Using the records below, copy exactly the part that opens with the line holding "Write the matplotlib code for this chart." and closes with the line holding "from matplotlib.lines import", minus the pictures.

▸ DATA FOR THIS TASK:
┌────────
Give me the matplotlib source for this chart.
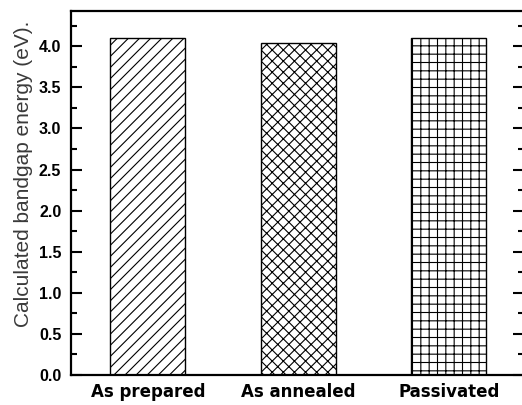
└────────
┌────────
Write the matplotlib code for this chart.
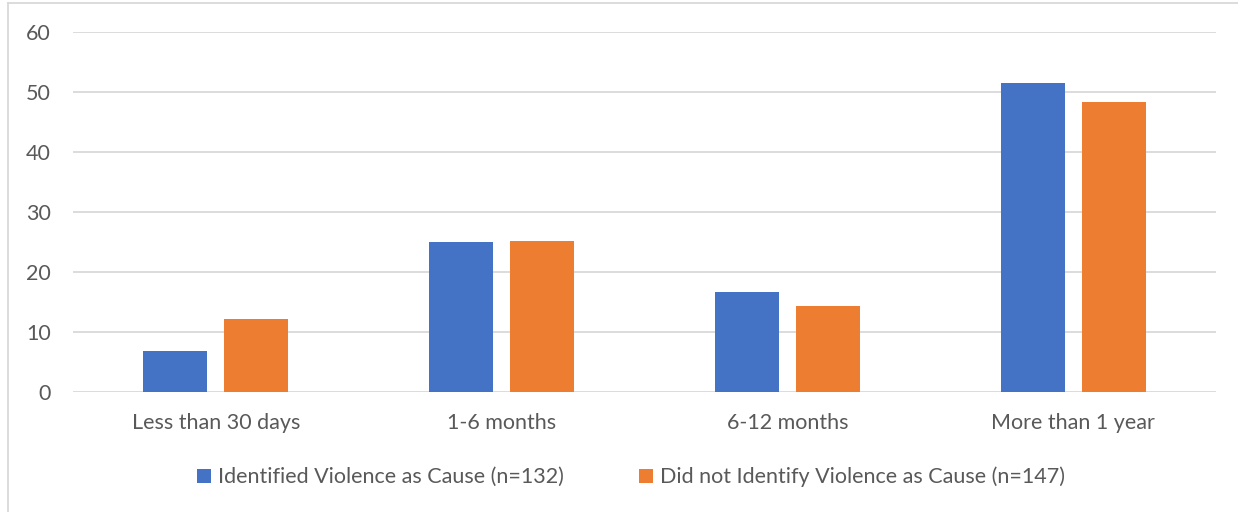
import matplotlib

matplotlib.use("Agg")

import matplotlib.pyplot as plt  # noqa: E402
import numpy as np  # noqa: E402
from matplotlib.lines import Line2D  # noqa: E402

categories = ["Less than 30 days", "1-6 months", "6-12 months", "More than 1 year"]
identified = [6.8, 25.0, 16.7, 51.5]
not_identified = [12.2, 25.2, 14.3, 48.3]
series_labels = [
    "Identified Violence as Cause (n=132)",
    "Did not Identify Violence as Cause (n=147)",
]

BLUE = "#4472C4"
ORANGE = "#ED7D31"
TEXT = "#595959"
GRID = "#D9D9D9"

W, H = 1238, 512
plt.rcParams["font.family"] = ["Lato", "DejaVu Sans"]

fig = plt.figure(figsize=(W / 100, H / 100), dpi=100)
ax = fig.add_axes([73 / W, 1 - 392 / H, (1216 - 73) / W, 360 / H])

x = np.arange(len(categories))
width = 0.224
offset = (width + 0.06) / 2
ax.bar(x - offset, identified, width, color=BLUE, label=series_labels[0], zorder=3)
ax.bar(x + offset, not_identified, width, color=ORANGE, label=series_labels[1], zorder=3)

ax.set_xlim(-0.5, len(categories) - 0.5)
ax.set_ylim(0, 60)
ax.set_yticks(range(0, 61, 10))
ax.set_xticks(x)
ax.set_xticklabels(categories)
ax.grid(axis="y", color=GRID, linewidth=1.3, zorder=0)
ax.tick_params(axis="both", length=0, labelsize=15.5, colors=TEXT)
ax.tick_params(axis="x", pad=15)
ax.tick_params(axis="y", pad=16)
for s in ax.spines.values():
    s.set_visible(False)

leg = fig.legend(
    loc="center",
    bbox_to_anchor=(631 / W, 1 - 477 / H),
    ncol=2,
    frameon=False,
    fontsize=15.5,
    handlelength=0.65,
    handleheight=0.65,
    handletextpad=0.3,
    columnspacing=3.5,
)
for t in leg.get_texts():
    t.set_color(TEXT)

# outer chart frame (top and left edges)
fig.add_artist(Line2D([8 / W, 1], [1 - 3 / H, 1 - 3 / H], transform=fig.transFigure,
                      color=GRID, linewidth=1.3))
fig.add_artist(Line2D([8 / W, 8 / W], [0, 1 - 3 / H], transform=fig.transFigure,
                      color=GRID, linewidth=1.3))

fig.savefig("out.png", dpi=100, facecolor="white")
└────────
▸ IN RESPONSE:
Write the matplotlib code for this chart.
import matplotlib

matplotlib.use("Agg")

import matplotlib.pyplot as plt  # noqa: E402
import numpy as np  # noqa: E402
from matplotlib.lines import Line2D  # noqa: E402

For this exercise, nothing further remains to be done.